Ashok Dasgupta

Market sentiment still unstable; strong FDI inflow

Liquidity concerns persist

Net outflow from stock markets

NEW DELHI: Even as mixed economic data and uptrend in stock prices in India and abroad in recent weeks have sparked optimism over an economic recovery, the Moody’s has projected a grim scenario saying “the worst is yet to come.”

In its latest research report, Moody’s has said: “The positive sentiment is expected to be short-lived, as India essentially only started feeling the pinch of the global downturn in the December quarter and the worst is yet to come.”

The report noted that the Indian Government’s advanced GDP (gross domestic product) growth estimate of 7.1 per cent for 2008-09 released just over a month ago was “wildly optimistic”.
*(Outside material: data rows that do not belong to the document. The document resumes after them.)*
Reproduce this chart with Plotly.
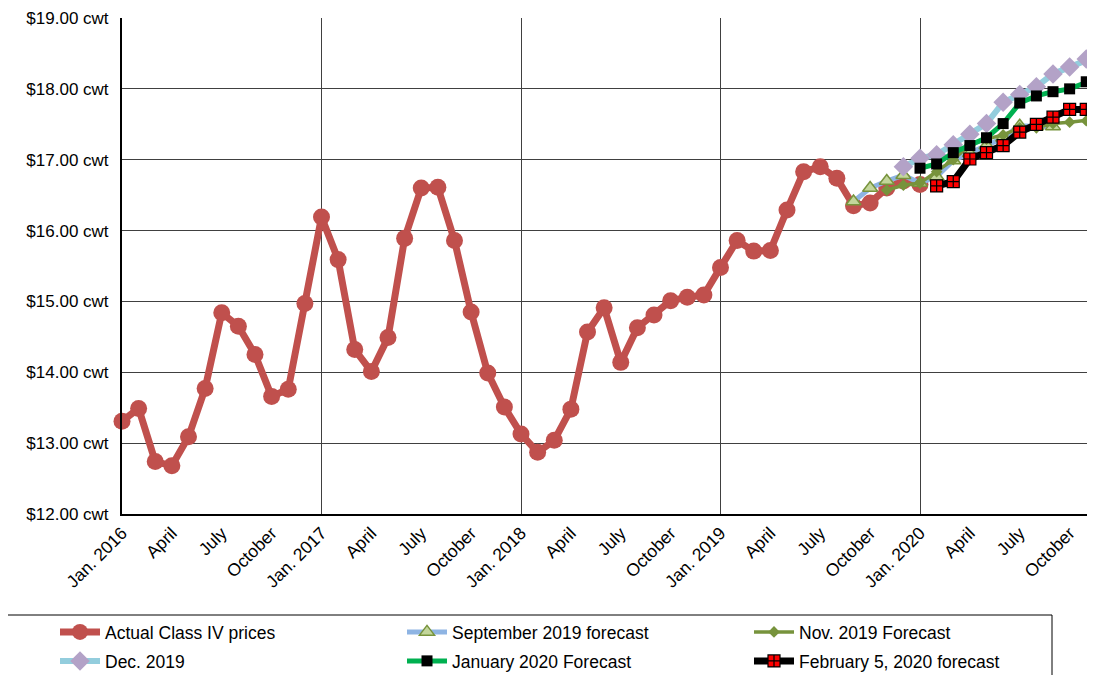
import plotly.graph_objects as go

# ---- data ----
months = [f"{y}-{m:02d}" for y in range(2016, 2021) for m in range(1, 13)]
tick_months = months[::3][:20]
tick_labels = ["Jan. 2016", "April", "July", "October",
               "Jan. 2017", "April", "July", "October",
               "Jan. 2018", "April", "July", "October",
               "Jan. 2019", "April", "July", "October",
               "Jan. 2020", "April", "July", "October"]

actual = [13.31, 13.49, 12.74, 12.68, 13.09, 13.77, 14.84, 14.65, 14.25, 13.66, 13.76, 14.97,
          16.19, 15.59, 14.32, 14.01, 14.49, 15.89, 16.60, 16.61, 15.86, 14.85, 13.99, 13.51,
          13.13, 12.87, 13.04, 13.48, 14.57, 14.91, 14.14, 14.63, 14.81, 15.01, 15.06, 15.09,
          15.48, 15.86, 15.71, 15.72, 16.29, 16.83, 16.90, 16.74, 16.35, 16.39, 16.60, 16.70,
          16.65]
actual_start = "2016-01"

sep_fc = [16.41, 16.60, 16.70, 16.78, 16.67, 16.76, 16.99, 17.09, 17.20, 17.31, 17.48, 17.47, 17.47]
sep_start = "2019-09"
nov_fc = [16.57, 16.64, 16.67, 16.83, 17.00, 17.21, 17.29, 17.35, 17.45, 17.45, 17.51, 17.53, 17.55, 17.58]
nov_start = "2019-11"
dec_fc = [16.90, 17.02, 17.07, 17.21, 17.36, 17.51, 17.81, 17.92, 18.03, 18.21, 18.31, 18.42, 18.50]
dec_start = "2019-12"
jan_fc = [16.88, 16.94, 17.10, 17.20, 17.31, 17.51, 17.80, 17.90, 17.96, 18.00, 18.10, 18.18]
jan_start = "2020-01"
feb_fc = [16.63, 16.69, 17.01, 17.10, 17.20, 17.39, 17.50, 17.60, 17.71, 17.71, 17.72]
feb_start = "2020-02"

series_names = ["Actual Class IV prices", "September 2019 forecast", "Nov. 2019 Forecast",
                "Dec. 2019", "January 2020 Forecast", "February 5, 2020 forecast"]
y_ticks = [12, 13, 14, 15, 16, 17, 18, 19]
y_tick_labels = [f"${v:.2f} cwt" for v in y_ticks]
year_starts = ["2016-01", "2017-01", "2018-01", "2019-01", "2020-01"]


def xs(start, values):
    i0 = months.index(start)
    return list(range(i0, i0 + len(values)))


FONT = "Liberation Sans, Arial, sans-serif"
OFF = 8                      # page body margin of the rendered html
W, H = 1095 - OFF, 675 - OFF
# desired plot area in screenshot pixels: left 122, top 18, bottom 514, right 1095
ML = 122 - OFF
MT = 18 - OFF
MB = H - (514 - OFF)
MR = 0

fig = go.Figure()

fig.add_trace(go.Scatter(
    x=xs(actual_start, actual), y=actual, name=series_names[0], mode="lines+markers",
    line=dict(color="#C0504D", width=7), legend="legend",
    marker=dict(symbol="circle", size=17, color="#C0504D"), cliponaxis=False))

fig.add_trace(go.Scatter(
    x=xs(sep_start, sep_fc), y=sep_fc, name=series_names[1], mode="lines+markers",
    line=dict(color="#8EB4E3", width=5), legend="legend",
    marker=dict(symbol="triangle-up", size=13, color="#C3D69B",
                line=dict(color="#77933C", width=1.5)), cliponaxis=False))

fig.add_trace(go.Scatter(
    x=xs(nov_start, nov_fc), y=nov_fc, name=series_names[2], mode="lines+markers",
    line=dict(color="#77933C", width=3.5), legend="legend",
    marker=dict(symbol="diamond", size=9, color="#77933C"), cliponaxis=False))

fig.add_trace(go.Scatter(
    x=xs(dec_start, dec_fc), y=dec_fc, name=series_names[3], mode="lines+markers",
    line=dict(color="#93CDDD", width=6), legend="legend2",
    marker=dict(symbol="diamond", size=15, color="#B3A2C7"), cliponaxis=False))

fig.add_trace(go.Scatter(
    x=xs(jan_start, jan_fc), y=jan_fc, name=series_names[4], mode="lines+markers",
    line=dict(color="#00B050", width=5), legend="legend2",
    marker=dict(symbol="square", size=11, color="#000000"), cliponaxis=False))

fig.add_trace(go.Scatter(
    x=xs(feb_start, feb_fc), y=feb_fc, name=series_names[5], mode="lines+markers",
    line=dict(color="#000000", width=7), legend="legend2",
    marker=dict(symbol="square-cross", size=12, color="#FF0000",
                line=dict(color="#000000", width=1.2)), cliponaxis=False))

plot_w = W - ML - MR
plot_h = H - MT - MB


# screenshot pixel -> paper coordinates
def px_x(p):
    return (p - OFF - ML) / plot_w


def px_y(p):
    return (H - MB - (p - OFF)) / plot_h


fig.add_shape(type="rect", xref="paper", yref="paper",
              x0=px_x(5), x1=px_x(1052), y0=px_y(680), y1=px_y(615),
              line=dict(color="#000000", width=1), fillcolor="rgba(0,0,0,0)", layer="below")

legend_common = dict(orientation="h", xref="paper", yref="paper",
                     xanchor="left", yanchor="middle",
                     entrywidth=292, entrywidthmode="pixels",
                     bgcolor="rgba(0,0,0,0)", borderwidth=0,
                     font=dict(family=FONT, size=17.5), tracegroupgap=0, itemwidth=40)

fig.update_layout(
    width=W, height=H,
    margin=dict(l=ML, r=MR, t=MT, b=MB, pad=0, autoexpand=False),
    paper_bgcolor="white", plot_bgcolor="white",
    font=dict(family=FONT, size=17, color="#000000"),
    showlegend=True,
    legend=dict(x=px_x(55), y=px_y(632), **legend_common),
    legend2=dict(x=px_x(55), y=px_y(661), **legend_common),
)

fig.update_xaxes(
    range=[0, plot_w / (199.5 / 12)],
    tickmode="array",
    tickvals=[months.index(m) for m in tick_months],
    ticktext=tick_labels,
    tickangle=-45,
    showgrid=False,
    zeroline=False,
    showline=True, linecolor="#000000", linewidth=2,
    ticks="", automargin=False, ticklabeloverflow="allow",
    minor=dict(tickmode="array", tickvals=[months.index(m) for m in year_starts],
               showgrid=True, gridcolor="#404040", gridwidth=1, ticks=""),
    tickfont=dict(family=FONT, size=17.5),
)

fig.update_yaxes(
    range=[12, 19],
    tickmode="array", tickvals=y_ticks, ticktext=y_tick_labels,
    showgrid=True, gridcolor="#404040", gridwidth=1,
    zeroline=False,
    showline=True, linecolor="#000000", linewidth=2,
    ticks="", ticklabelstandoff=8, automargin=False, ticklabeloverflow="allow",
    tickfont=dict(family=FONT, size=17),
)

fig.write_html("out.html")
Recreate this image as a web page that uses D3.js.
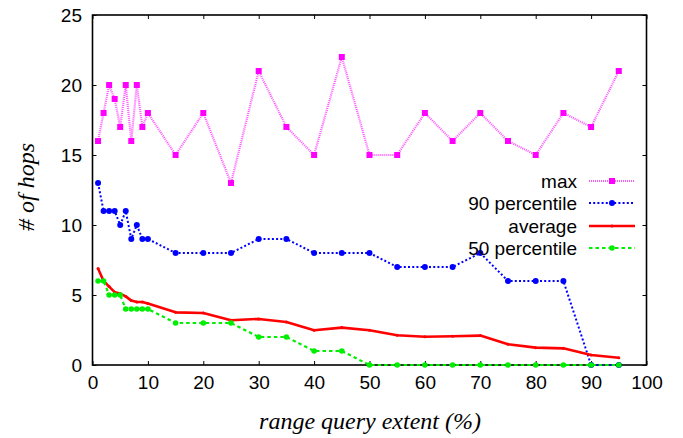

Projecting another notable slowdown in the quarter ending March which should take the annual growth rate to about 6.3 per cent with risks tilted towards the downside, it said India’s GDP growth was unlikely to exceed five per cent in 2009. However, a rebound in the opening quarter of 2010 — which is dependent on the forecast of a U.S. rebound in the December quarter — should lift annual expansion to about five per cent for fiscal 2009-10, it said.

Sluggish growth

Assigning reasons for the sluggish growth, the report noted that market sentiment was still unstable in India and so far in 2009, there has been a net outflow from the country’s stock market as the global turmoil drags on. However, foreign direct investment (FDI) has been reportedly strong in the current quarter, rebounding from a massive 25 per cent year-on-year decline in the December quarter, it said.

Businesses in India continue to be troubled by liquidity concerns and tight access to credit. Firms are not only issuing bonds to raise funds, but now also use the option of deposit taking. As the current focus of many firms is to refinance debt and survive the financial turmoil, investment is expected to be subdued this year, the report said.